Although the riddle is difficult to parse, as family titles multiply and feed back on themselves, there is something inherently incestuous about it. Unlike riddles like the key from the Exeter book, this one is uncomfortably suggestive precisely so that no one would guess the answer. Even Apollonius never mentions the word incest, only stating that 

‘The question which thou hast spoke,
If thou wolt that it be unloke,
It toucheth al the priveté
Betwen thin oghne child and thee.’ (423-6) 
The answer to the riddle is that the answer is a secret. The riddle represents something that can be unlocked, but that perhaps shouldn’t be, a private space of taboo that can only be put into language when that language resists naming it. Bullón-Fernández points out that “the moment of incest might seem to have assumed a nature/culture opposition, or an opposition between the pre-linguistic and the linguistic, … Such an assumption postulates the existence of an original ‘natural’ state that culture acts upon,” but she argues that  “It is impossible … to go back to that origin, because … the moment we try to conceptualize an original moment, a moment before language, we must use language” and thus Antiochus’s “actions are thus not pre-legal or prelinguistic; rather, they change the existing law and they produce a new type of discourse, the riddle” (59; 60).6 This inextricability of language, prohibition, and transgression suits the riddle well, since its very messiness marks it as a link between the desire, the inexpressibility of the desire, and the desire’s expression. If desires are not prediscursive, then it makes sense that linguistic expressions in this tale fundamentally embody the desires of the characters who voice them.

After Apollonius, right about the riddle and yet running for his life, makes his way to Pentapolis, we get is very different scene of wooing. The bills created by suitors for the hand of the princess of Pentapolis are diametrically opposed to the riddle. The king recommends that “ech of hem do make a bille/ He bad, and wryte his oghne wille,/ His name, his fader and his good” (875-877). The bills are formal documents; they are straightforward, listing name, father's name, and possessions. The desire they represent is proper, but more practical than emotional. The twisted form of the riddle mirrored the twisted physical interactions between Antiochus and his daughter, her flesh proceeding from his and then being pulled backward, whereas the lineage related by the bills is appropriately linear, an overly determined teleology. Further, the bills only represent the suitors themselves, no physical or even linguistic interactions having taken place between them and the object of their attentions. The too-private desire of Antiochus is replaced by the too-public desire of these suitors. Rather than meeting her suitors, the princess will compare their petitions. They are interested in making a good match to a princess they neither know nor who knows them. But her love for the mysterious Apollonius, whom she knows in person but about whom she knows nothing, exceeds these other princes, who have given her clear information but with whom she has no personal connection. 

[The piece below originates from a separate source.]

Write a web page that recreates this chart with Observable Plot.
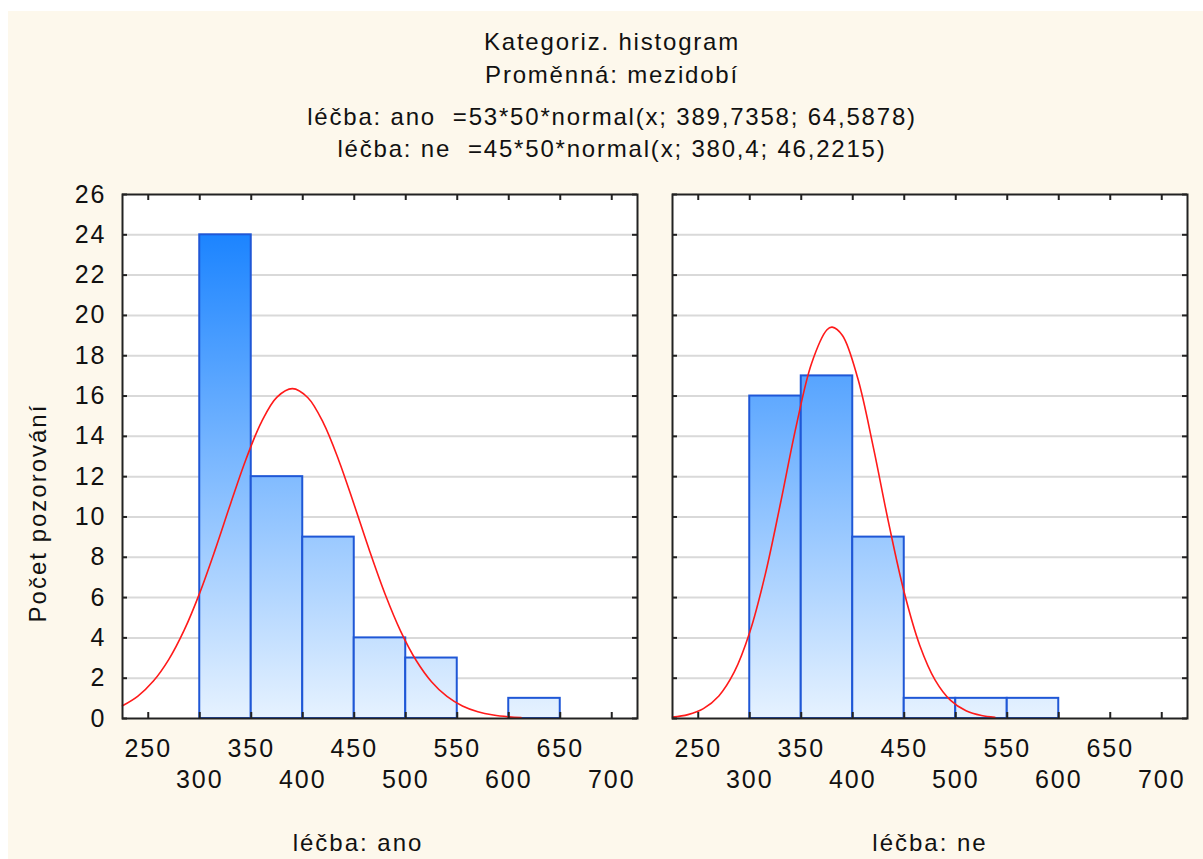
<!DOCTYPE html>
<html><head><meta charset="utf-8">
<script src="https://cdn.jsdelivr.net/npm/d3@7"></script>
<script src="https://cdn.jsdelivr.net/npm/@observablehq/plot@0.6"></script>
<style>
body{margin:0;background:#fff;width:1203px;height:859px;position:relative;overflow:hidden;font-family:"Liberation Sans",Arial,sans-serif;color:#111;}
#bg{position:absolute;left:8px;top:11px;width:1195px;height:848px;background:#fdf8ec;}
#chart{position:absolute;left:0;top:0;}
.t{position:absolute;left:612px;transform:translateX(-50%);white-space:pre;font-size:24px;line-height:24px;letter-spacing:1.8px;}
#ylab{position:absolute;left:38px;top:513px;transform:translate(-50%,-50%) rotate(-90deg);white-space:nowrap;font-size:24px;letter-spacing:2px;}
</style></head>
<body>
<div id="bg"></div>
<div id="chart"></div>
<div class="t" style="top:30px">Kategoriz. histogram</div>
<div class="t" style="top:63px">Proměnná: mezidobí</div>
<div class="t" style="top:105px">léčba: ano  =53*50*normal(x; 389,7358; 64,5878)</div>
<div class="t" style="top:137px">léčba: ne  =45*50*normal(x; 380,4; 46,2215)</div>
<div id="ylab">Počet pozorování</div>
<script>
// categories
const groups = ["ano", "ne"];
const groupLabels = ["léčba: ano", "léčba: ne"];
// bins
const binLow  = [300, 350, 400, 450, 500, 550, 600];
const binHigh = [350, 400, 450, 500, 550, 600, 650];
const anoCounts = [24, 12, 9, 4, 3, 0, 1];
const neCounts  = [16, 17, 9, 1, 1, 1, 0];
// fitted normal curves
const anoCurveX = [225,240,255,270,285,300,315,330,345,360,375,390,405,420,435,450,465,480,495,510,525,540,555,570,585,600,612];
const anoCurveY = [0.633,1.114,1.857,2.935,4.395,6.235,8.379,10.671,12.877,14.722,15.947,16.368,15.917,14.667,12.804,10.592,8.302,6.165,4.338,2.892,1.827,1.093,0.620,0.333,0.170,0.082,0.044];
const neCurveX = [225,240,255,270,285,300,315,330,345,360,375,380,390,405,420,435,450,465,480,495,510,525,538];
const neCurveY = [0.068,0.193,0.490,1.121,2.308,4.278,7.137,10.716,14.484,17.618,19.288,19.419,19.006,16.855,13.454,9.666,6.250,3.637,1.906,0.898,0.381,0.146,0.058];
// ticks
const xTicks = [250,300,350,400,450,500,550,600,650,700];
const xTicksRow1 = [250,350,450,550,650];
const xTicksRow2 = [300,400,500,600,700];
const yTicks = [0,2,4,6,8,10,12,14,16,18,20,22,24,26];
const gridTicks = [2,4,6,8,10,12,14,16,18,20,22,24];

const bars = [];
binLow.forEach((lo, i) => {
  bars.push({group: "ano", lo, hi: binHigh[i], count: anoCounts[i]});
  bars.push({group: "ne", lo, hi: binHigh[i], count: neCounts[i]});
});
const curve = [
  ...anoCurveX.map((x, i) => ({group: "ano", x, y: anoCurveY[i]})),
  ...neCurveX.map((x, i) => ({group: "ne", x, y: neCurveY[i]}))
];
const labels = groups.map((g, i) => ({group: g, label: groupLabels[i]}));

const defs = (index, scales, values, dims) => {
  const d = d3.create("svg:defs");
  const lg = d.append("linearGradient").attr("id", "barGrad")
    .attr("gradientUnits", "userSpaceOnUse")
    .attr("x1", 0).attr("x2", 0)
    .attr("y1", dims.marginTop).attr("y2", dims.height - dims.marginBottom);
  lg.append("stop").attr("offset", 0).attr("stop-color", "#0b7bff");
  lg.append("stop").attr("offset", 1).attr("stop-color", "#e6f2ff");
  return d.node();
};

const tickColor = "#222";
const chart = Plot.plot({
  width: 1203, height: 859,
  marginTop: 194, marginBottom: 141, marginLeft: 121, marginRight: 15,
  style: {background: "transparent", fontFamily: "Liberation Sans, Arial, sans-serif", fontSize: "25px", letterSpacing: "2px", color: "#111"},
  x: {domain: [225, 725]},
  y: {domain: [0, 26]},
  fx: {domain: groups, padding: 0.063, axis: null},
  marks: [
    Plot.frame({fill: "white"}),
    Plot.ruleY(gridTicks, {y: d => d, stroke: "#d9d9d9", strokeWidth: 2}),
    defs,
    Plot.rect(bars, {filter: d => d.count > 0, fx: "group", x1: "lo", x2: "hi", y1: 0, y2: "count",
      fill: "url(#barGrad)", stroke: "#1f57d6", strokeWidth: 2}),
    Plot.line(curve, {fx: "group", x: "x", y: "y", z: "group", stroke: "#ff1a1a", strokeWidth: 1.6, curve: "catmull-rom"}),
    Plot.frame({stroke: tickColor, strokeWidth: 2}),
    Plot.tickX(xTicks, {x: d => d, insetTop: 518, stroke: tickColor, strokeWidth: 2}),
    Plot.tickX(xTicks, {x: d => d, insetBottom: 518, stroke: tickColor, strokeWidth: 2}),
    Plot.tickY(yTicks, {y: d => d, insetRight: 510, stroke: tickColor, strokeWidth: 2}),
    Plot.tickY(yTicks, {y: d => d, insetLeft: 510, stroke: tickColor, strokeWidth: 2}),
    Plot.axisX(xTicksRow1, {tickSize: 0, tickPadding: 21, label: null}),
    Plot.axisX(xTicksRow2, {tickSize: 0, tickPadding: 52, label: null}),
    Plot.axisY(yTicks, {tickSize: 0, tickPadding: 16, label: null}),
    Plot.text(labels, {filter: d => d.group === "ano", fx: "group", text: "label", frameAnchor: "bottom", dy: 132, dx: -22, lineAnchor: "bottom", fontSize: 24}),
    Plot.text(labels, {filter: d => d.group === "ne", fx: "group", text: "label", frameAnchor: "bottom", dy: 132, lineAnchor: "bottom", fontSize: 24})
  ]
});
document.getElementById("chart").appendChild(chart);
</script>
</body></html>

The letter the princess writes in response to these bills is neither direct information, like the bills, nor is it a riddle. Russell Peck explains that “[i]n Gower's source the daughter, when approached by the suitors, replies with a riddle, saying that she will marry the one who was shipwrecked ... The riddle in the source is a felicitous touch in that it makes more emphatic the parallel with Apollonius' first courtship when he encountered Antiochus' riddle. … Gower's reason for the change is probably to set off the motif of movement from will to reason, a motif we have already seen in a negative way with Antiochus, and now put positively in the growth of both Apollonius and his bride-to-be” (170-71).7 Not only does this second scene, as Peck suggests, give us a more positive version of the movement from will to reason, but it also gives us a linguistic expression more suited to this positive desire. 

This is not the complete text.